As the rocket gets closer to the ground the signal will become increasingly directional. (You can place your hand around the antenna loop where it is connected to the coax to short out some of the signal and make it easier to find direction if the signal is overpowering. Or, you can use an attenuator.) In the last 15 seconds of descent (even as close as a mile), the antenna should should be as directional as a gun site so that an exact bearing will be easily obtainable. It is very important to use a yagi to firmly establish the precise direction during this time immediately before the rocket comes near the ground because the signal will disappear when the rocket drops to an altitude of less than 100 ft .
On grass a few inches off the ground, range should be close to 1 mile with a reasonable receiver tuned to the correct frequency. The procedure is simple. Go in the direction of the signal received immediately before touchdown and you will re-acquire the signal when you get closer. If you have the heading, and the distance is great, working a grid pattern at the probable touchdown distance is useful. With a 3/4 mile range on the ground, you can cover a 1 1/2 mile corridor by walking in a straight line. So, if you follow a heading, recovery is easy. Remember to scan at least 180 deg from your left to your right as you travel. Normally the receiving antenna should be horizontal once the rocket has landed unless it is in a tree.
If the distance is several miles it helps to precisely mark the heading on a map which is correctly oriented.
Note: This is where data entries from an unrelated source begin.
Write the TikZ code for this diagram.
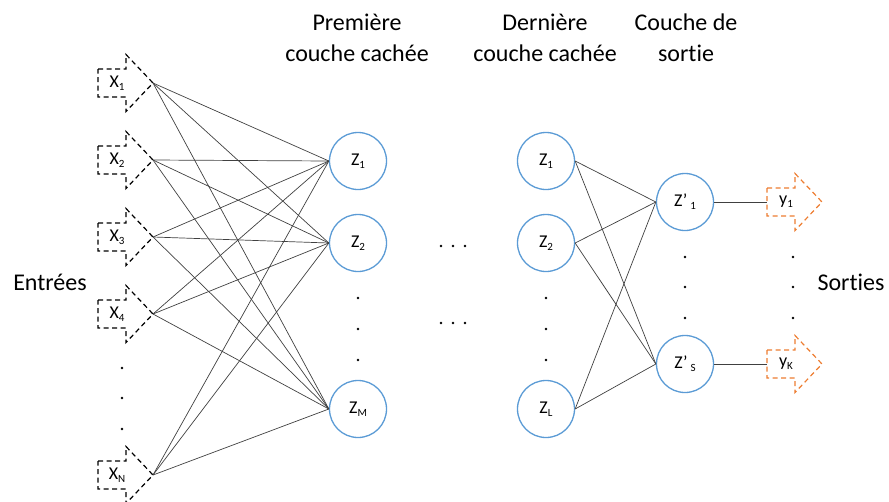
\documentclass[tikz,border=0pt]{standalone}
\usepackage{fontspec}
\setmainfont[RawFeature={-liga}]{Carlito}
\definecolor{nnblue}{HTML}{5B9BD5}
\definecolor{nnorange}{HTML}{ED7D31}
\definecolor{nnline}{HTML}{404040}
\newcommand{\lsub}[1]{\raisebox{-0.35ex}{\fontsize{11}{11}\selectfont #1}}
\newcommand{\nnarrow}[5]{%
  \begin{scope}[shift={(#2,#3)}]
    \draw[#4] (-55,-14) -- (-27,-14) -- (-27,-28.5) -- (0,0) -- (-27,28.5) -- (-27,14) -- (-55,14) -- cycle;
    \coordinate (#1) at (0,0);
    \node[lbl] (#1l) at (-36,0) {#5};
  \end{scope}}
\tikzset{
  neuron/.style={circle, draw=nnblue, line width=1.3pt, minimum size=57pt, inner sep=0pt, font=\fontsize{18}{18}\selectfont},
  wire/.style={draw=nnline, line width=0.7pt},
  inshape/.style={draw=black, line width=1.2pt, dash pattern=on 5pt off 3.5pt},
  outshape/.style={draw=nnorange, line width=1.2pt, dash pattern=on 5pt off 3.5pt},
  lbl/.style={font=\fontsize{18}{18}\selectfont, inner sep=0pt},
  ttl/.style={font=\fontsize{24}{31}\selectfont, align=center, inner sep=0pt},
  dotmark/.style={fill=black, circle, inner sep=0pt, minimum size=2.8pt}
}
\begin{document}
\begin{tikzpicture}[x=1pt, y=-1pt]
\useasboundingbox (0,0) rectangle (889,501);

% titles
\node[ttl] (t1) at (357,38) {Première\\couche cachée};
\node[ttl] (t2) at (545,38) {Dernière\\couche cachée};
\node[ttl] (t3) at (686,38) {Couche de\\sortie};
\node[ttl] (tin) at (50,282) {Entrées};
\node[ttl] (tout) at (851,282) {Sorties};

% inputs
\nnarrow{x1}{153}{83}{inshape}{X\lsub{1}}
\nnarrow{x2}{153}{160}{inshape}{X\lsub{2}}
\nnarrow{x3}{153}{237}{inshape}{X\lsub{3}}
\nnarrow{x4}{153}{314}{inshape}{X\lsub{4}}
\nnarrow{xn}{153}{475}{inshape}{X\lsub{N}}

% first hidden layer
\node[neuron] (a1) at (358,161) {Z\lsub{1}};
\node[neuron] (a2) at (358,243) {Z\lsub{2}};
\node[neuron] (am) at (358,409) {Z\lsub{M}};

% last hidden layer
\node[neuron] (b1) at (546,161) {Z\lsub{1}};
\node[neuron] (b2) at (546,243) {Z\lsub{2}};
\node[neuron] (bl) at (546,409) {Z\lsub{L}};

% output layer
\node[neuron] (c1) at (685,202) {Z’\,\lsub{1}};
\node[neuron] (cs) at (685,364) {Z’\,\lsub{S}};

% outputs
\nnarrow{y1}{822}{202}{outshape}{y\lsub{1}}
\nnarrow{yk}{822}{364}{outshape}{y\lsub{K}}

% connections input -> first hidden
\foreach \i in {x1,x2,x3,x4,xn}
  \foreach \j in {a1,a2,am}
    \draw[wire] (\i) -- (\j.west);

% last hidden -> output
\foreach \i in {b1,b2,bl}
  \foreach \j in {c1,cs}
    \draw[wire] (\i.east) -- (\j.west);

% output -> arrows
\draw[wire] (c1.east) -- (y1l.west -| 767,0);
\draw[wire] (cs.east) -- (ykl.west -| 767,0);

% dots
\foreach \yy in {368,398,429} \node[dotmark] (din\yy) at (122,\yy) {};
\foreach \yy in {298,329,360} {
  \node[dotmark] (da\yy) at (358,\yy) {};
  \node[dotmark] (db\yy) at (546,\yy) {};
}
\foreach \yy in {257,287,318} {
  \node[dotmark] (dc\yy) at (685,\yy) {};
  \node[dotmark] (dy\yy) at (793,\yy) {};
}
\foreach \xx in {441,453,465} {
  \node[dotmark] (dh\xx) at (\xx,246) {};
  \node[dotmark] (dl\xx) at (\xx,323) {};
}
\end{tikzpicture}
\end{document}
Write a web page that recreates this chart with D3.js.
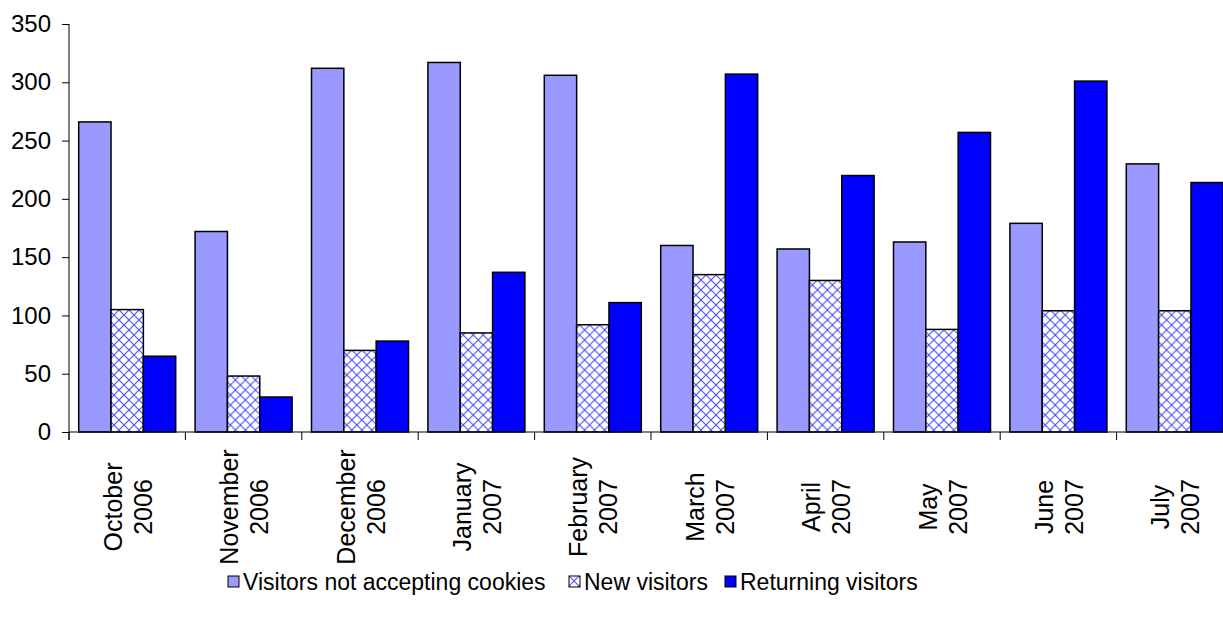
<!DOCTYPE html>
<html>
<head>
<meta charset="utf-8">
<script src="https://cdn.jsdelivr.net/npm/d3@7"></script>
<style>
  body { margin: 0; background: #fff; }
  svg { display: block; font-family: "Liberation Sans", Arial, sans-serif; }
</style>
</head>
<body>
<div id="chart"></div>
<script>
// data
const months = ["October", "November", "December", "January", "February",
                "March", "April", "May", "June", "July"];
const years = ["2006", "2006", "2006", "2007", "2007",
               "2007", "2007", "2007", "2007", "2007"];
const series = ["Visitors not accepting cookies", "New visitors", "Returning visitors"];
const notAccepting = [266, 172, 312, 317, 306, 160, 157, 163, 179, 230];
const newVisitors = [105, 48, 70, 85, 92, 135, 130, 88, 104, 104];
const returning = [65, 30, 78, 137, 111, 307, 220, 257, 301, 214];
const yTicks = [0, 50, 100, 150, 200, 250, 300, 350];

const width = 1223, height = 624;
const plotLeft = 69, plotTop = 24, plotBottom = 432;
const band = 116.4;

const svg = d3.select('#chart').append('svg')
    .attr('width', width)
    .attr('height', height);

// crosshatch for the new visitors
const defs = svg.append('defs');
const pat = defs.append('pattern')
    .attr('id', 'hatch')
    .attr('patternUnits', 'userSpaceOnUse')
    .attr('width', 10)
    .attr('height', 10);
pat.append('rect').attr('width', 10).attr('height', 10).attr('fill', '#fff');
pat.append('path')
    .attr('d', 'M0,0L10,10M10,0L0,10M-1,9L1,11M9,-1L11,1')
    .attr('stroke', '#4d4dff')
    .attr('stroke-width', 1.1);

const colors = ['#9999ff', 'url(#hatch)', '#0000ff'];
const values = [notAccepting, newVisitors, returning];

const x0 = d3.scaleBand()
    .domain(months)
    .range([plotLeft, plotLeft + band * months.length]);

const x1 = d3.scaleBand()
    .domain(series)
    .range([band * 0.0833, band * 0.9167]);

const y = d3.scaleLinear()
    .domain([0, 350])
    .range([plotBottom, plotTop]);

// bars
const groups = svg.selectAll('.month')
    .data(months)
    .enter()
    .append('g')
    .attr('class', 'month')
    .attr('transform', d => `translate(${x0(d)},0)`);

groups.selectAll('rect')
    .data((m, i) => series.map((s, j) => ({ s, j, v: values[j][i] })))
    .enter()
    .append('rect')
    .attr('x', d => x1(d.s))
    .attr('y', d => y(d.v))
    .attr('width', x1.bandwidth())
    .attr('height', d => plotBottom - y(d.v))
    .attr('fill', d => colors[d.j])
    .attr('stroke', '#000')
    .attr('stroke-width', 1.5);

// y axis
const yAxis = d3.axisLeft(y)
    .tickValues(yTicks)
    .tickSize(7)
    .tickPadding(11);

svg.append('g')
    .attr('transform', `translate(${plotLeft},0)`)
    .call(yAxis)
    .call(g => g.select('.domain').attr('d', `M0,${plotTop}V${plotBottom + 8}`))
    .call(g => g.selectAll('text').style('font-size', '24px').attr('fill', '#000'));

// x axis: line plus boundary ticks
const xg = svg.append('g');
xg.append('line')
    .attr('x1', plotLeft).attr('x2', plotLeft + band * months.length)
    .attr('y1', plotBottom).attr('y2', plotBottom)
    .attr('stroke', '#000');
xg.selectAll('.xtick')
    .data(months)
    .enter()
    .append('line')
    .attr('x1', d => x0(d)).attr('x2', d => x0(d))
    .attr('y1', plotBottom).attr('y2', plotBottom + 8)
    .attr('stroke', '#000');

const labels = xg.selectAll('.xlabel')
    .data(months)
    .enter()
    .append('text')
    .attr('transform', d => `translate(${x0(d) + band / 2},507) rotate(-90)`)
    .attr('text-anchor', 'middle')
    .style('font-size', '25px');
labels.append('tspan')
    .attr('x', 0)
    .attr('dy', -5.5)
    .text(d => d);
labels.append('tspan')
    .attr('x', 0)
    .attr('dy', 30)
    .text((d, i) => years[i]);

// legend
const legendX = [228, 569, 725];
const legend = svg.selectAll('.legend')
    .data(series)
    .enter()
    .append('g')
    .attr('transform', (d, i) => `translate(${legendX[i]},576)`);
legend.append('rect')
    .attr('width', 11)
    .attr('height', 11)
    .attr('fill', (d, i) => colors[i])
    .attr('stroke', '#000');
legend.append('text')
    .attr('x', 15)
    .attr('y', 14)
    .style('font-size', '23px')
    .text(d => d);
</script>
</body>
</html>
Remember, the map orientation and heading marked on it must be precise if this method is to be useful. If you have the luxury of two people tracking, you can draw lines on the map for both headings. The spot on the map where the two lines cross will be the precise location of the rocket.
Vendors:
Quality Kits. (note: Although they show the old version of the
transmitter module on the website, they are actually shipping the new 4 pin
version.) They have been good people to work with. They carry the
new transmitter module and the old receiver module for less than $7.00 each and
the new improved but compatible SAW version of the receiver module for about
$10.00. All are currently on 433.92 mHz.
CommLinx part numbers for these transmitter and receiver sub-assemblies on
different frequencies
are RLP315A, RLP418a, RLP433A, TLP315a, TLP418a, and
TLP433A. (However, the only CommLinx distributor
I've located charges $5.00 for the parts and $25.00 for shipping.)
Digikey sells all kinds of electronic parts i.e. capacitors, surface mount components, etc. at reasonable prices.
Hobby Engineering sells kits to make PIC programmers and has good prices on PICs.